Wednesday, May 4, 2011

"I'm Sorry"


It seems when someone is broken hearted, I lose words. But that loss for words leaves me wanting to say something even more, so its a juggle. I'm not great with words, I don't want to say something I'd regret, but I also don't want to seem apathetic to a broken heart. So often I just say "I'm sorry".

This morning, as I reflect on the going home of miss Sara Swenson all I can do is say "I'm sorry"

It is however quite amazing to me the love and the support and the Jesus that's all intertwined in her story. I don't think I've ever read a more sincere mother's story through the entire process of losing her daughter but still able to say she knows God is faithful. Read that here. Its so much more than a fake "it will all work out" This woman knows her God, knows him well, and knows how to fall at his feet in despair and there is nothing more beautiful in this life than that. I simply can't imagine losing your child. And to think I wanted to take away Riley's pain from shots on Monday.......
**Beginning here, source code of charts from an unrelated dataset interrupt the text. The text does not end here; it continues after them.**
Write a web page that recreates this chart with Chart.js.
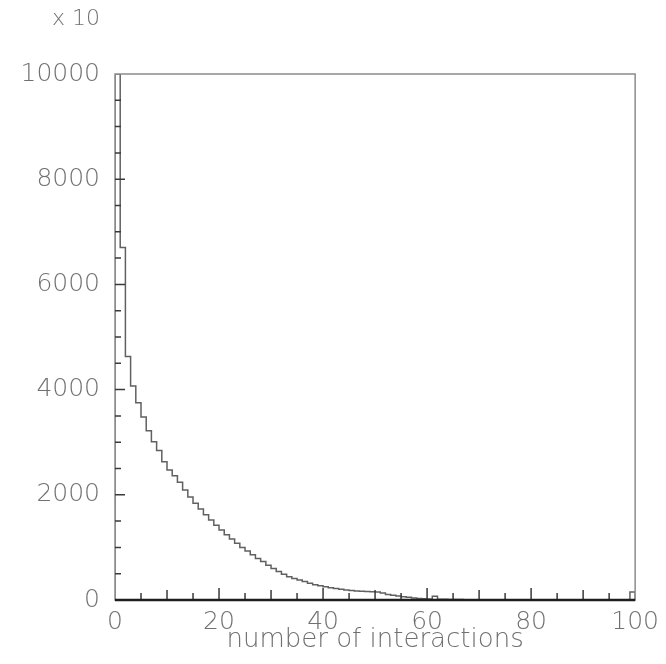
<!DOCTYPE html>
<html>
<head>
<meta charset="utf-8">
<script src="https://cdn.jsdelivr.net/npm/chart.js@4.4.1/dist/chart.umd.min.js"></script>
<style>
  html, body { margin: 0; padding: 0; background: #fff; }
</style>
</head>
<body>
<canvas id="grafica" width="666" height="664"></canvas>
<script>
// histogram: entries per bin (in units of 10), bins of width 1 starting at 0
var binInicio = 0;
var binAncho = 1;
var cuentas = [
  10000, 6700, 4630, 4070, 3750, 3480, 3220, 3010, 2840, 2630,
  2470, 2360, 2240, 2090, 1960, 1840, 1730, 1620, 1520, 1420,
  1330, 1240, 1160, 1080, 1000, 930, 860, 790, 730, 660,
  600, 540, 490, 440, 410, 380, 350, 320, 290, 270,
  250, 235, 220, 205, 190, 180, 170, 165, 160, 155,
  150, 135, 105, 90, 75, 60, 50, 40, 30, 25,
  20, 70, 15, 12, 10, 9, 8, 7, 7, 6,
  6, 5, 5, 5, 4, 4, 4, 3, 3, 3,
  3, 2, 2, 2, 2, 2, 2, 2, 1, 1,
  1, 1, 1, 1, 1, 1, 1, 1, 1, 150
];
var xTicks = [0, 20, 40, 60, 80, 100];
var yTicks = [0, 2000, 4000, 6000, 8000, 10000];
var xTitulo = 'number of interactions';
var factor = 'x 10';

var gris = '#707070';
var fuente = { family: 'DejaVu Sans', size: 25, weight: 200 };

// step outline: up from zero at the first edge, down to zero at the last one
var puntos = [{ x: binInicio, y: 0 }];
for (var i = 0; i < cuentas.length; i++) {
  puntos.push({ x: binInicio + i * binAncho, y: cuentas[i] });
}
var xFin = binInicio + cuentas.length * binAncho;
puntos.push({ x: xFin, y: cuentas[cuentas.length - 1] });
puntos.push({ x: xFin, y: 0 });

// frame, inward ticks and the multiplier label
var marco = {
  id: 'marco',
  afterDatasetsDraw: function(chart) {
    var ctx = chart.ctx;
    var a = chart.chartArea;
    var sx = chart.scales.x;
    var sy = chart.scales.y;
    var v, p, largo;

    ctx.save();
    ctx.strokeStyle = '#8c8c8c';
    ctx.lineWidth = 1.5;
    ctx.strokeRect(a.left, a.top, a.right - a.left, a.bottom - a.top);

    ctx.strokeStyle = '#3a3a3a';
    ctx.lineWidth = 1.5;
    ctx.beginPath();
    for (v = sx.min; v <= sx.max; v += 5) {
      if (v == sx.min || v == sx.max) continue;
      largo = (v % 20 == 0) ? 12 : ((v % 10 == 0) ? 10 : 7);
      p = sx.getPixelForValue(v);
      ctx.moveTo(p, a.bottom);
      ctx.lineTo(p, a.bottom - largo);
    }
    for (v = sy.min; v <= sy.max; v += 500) {
      if (v == sy.min || v == sy.max) continue;
      largo = (v % 2000 == 0) ? 10 : 6;
      p = sy.getPixelForValue(v);
      ctx.moveTo(a.left, p);
      ctx.lineTo(a.left + largo, p);
    }
    ctx.stroke();

    // bottom axis is drawn heavier
    ctx.strokeStyle = '#1e1e1e';
    ctx.lineWidth = 2.5;
    ctx.beginPath();
    ctx.moveTo(a.left, a.bottom);
    ctx.lineTo(a.right, a.bottom);
    ctx.stroke();

    ctx.fillStyle = gris;
    ctx.font = fuente.weight + ' 22px "' + fuente.family + '"';
    ctx.textAlign = 'right';
    ctx.textBaseline = 'middle';
    ctx.fillText(factor, a.left - 15, 19);
    ctx.restore();
  }
};

function sinComas(valor) { return String(valor); }

var chart = new Chart(document.getElementById('grafica').getContext('2d'), {
  type: 'line',
  data: {
    datasets: [{
      data: puntos,
      stepped: 'before',
      borderColor: '#606060',
      borderWidth: 1.5,
      pointRadius: 0,
      fill: false
    }]
  },
  options: {
    responsive: false,
    animation: false,
    layout: { padding: { top: 74, right: 26, left: 0, bottom: 0 } },
    plugins: {
      legend: { display: false },
      tooltip: { enabled: false }
    },
    scales: {
      x: {
        type: 'linear',
        min: xTicks[0],
        max: xTicks[xTicks.length - 1],
        afterBuildTicks: function(scale) {
          scale.ticks = xTicks.map(function(v) { return { value: v }; });
        },
        afterFit: function(scale) { scale.height = 64; },
        grid: { display: false, drawTicks: false },
        border: { display: false },
        ticks: { color: gris, font: fuente, padding: 7, maxRotation: 0, autoSkip: false, callback: sinComas },
        title: {
          display: true,
          text: xTitulo,
          color: gris,
          font: { family: fuente.family, size: 26, weight: 200 },
          padding: { top: 0, bottom: 8 }
        }
      },
      y: {
        min: yTicks[0],
        max: yTicks[yTicks.length - 1],
        afterBuildTicks: function(scale) {
          scale.ticks = yTicks.map(function(v) { return { value: v }; });
        },
        afterFit: function(scale) { scale.width = 115; },
        grid: { display: false, drawTicks: false },
        border: { display: false },
        ticks: { color: gris, font: fuente, padding: 15, callback: sinComas }
      }
    }
  },
  plugins: [marco]
});
</script>
</body>
</html>
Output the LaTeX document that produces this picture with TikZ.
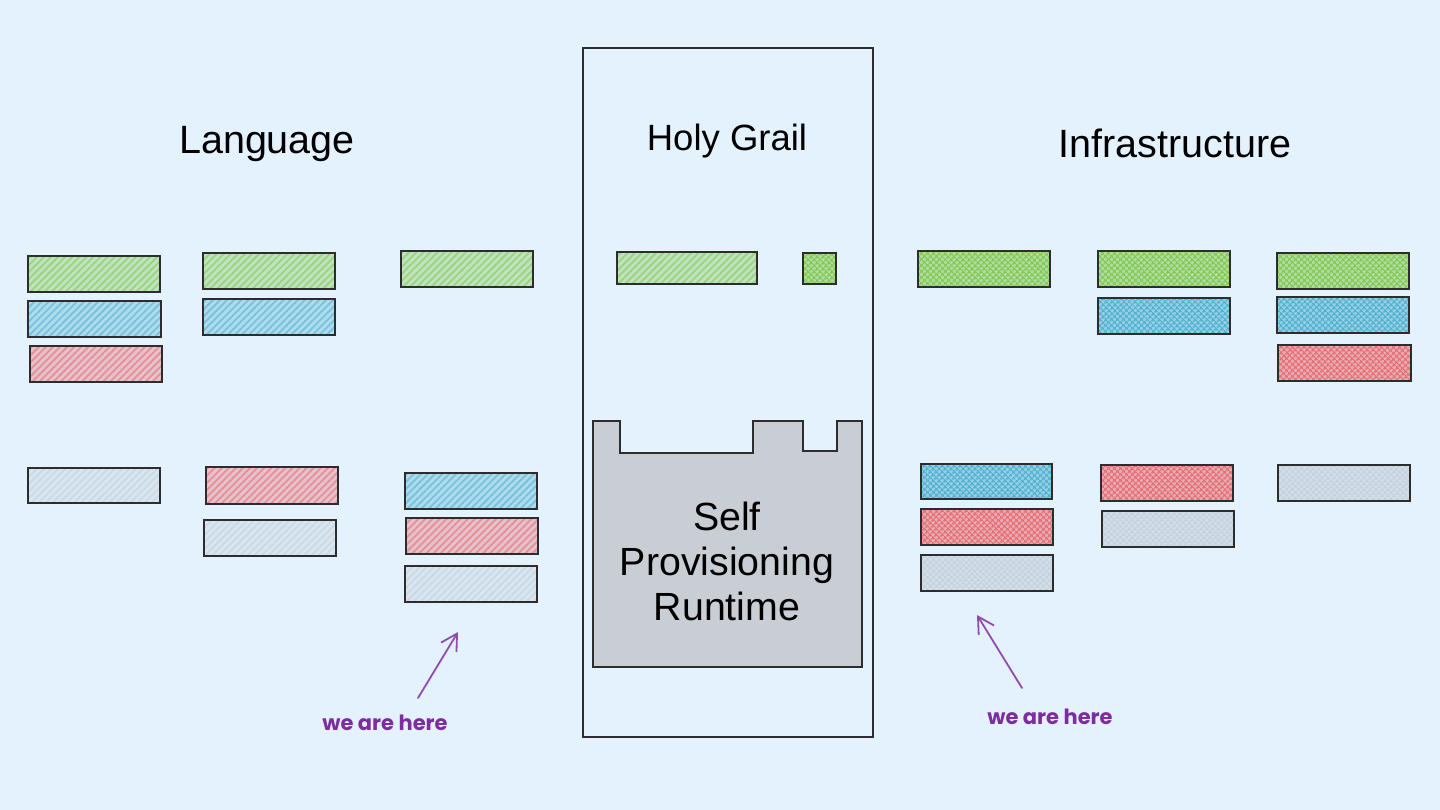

Sara's leaving this earth has, I'm sure of it, hit her family hard and also the Corban community hard. I need to admit here that I hate my student loans, and hate their incesant payments, but today I'm reminderd to rejoice at the opportunity to be apart of this community. Seeing status update after status update on Facebook, reading article after article and seeing how blessed we all are to be apart of such a loving community is just awesome.

Sara, you touched a lot of lives, mine being one. You're sweet, you're funny, and now you're healed. Live it up sweet girl and someday, we'll see you in Heaven. Say hi to my Grandma for me {you two had a lot in common}.........

1 comment:

  1. Sometimes that is all you can say. That and just being there to listen if they need it. HUGS!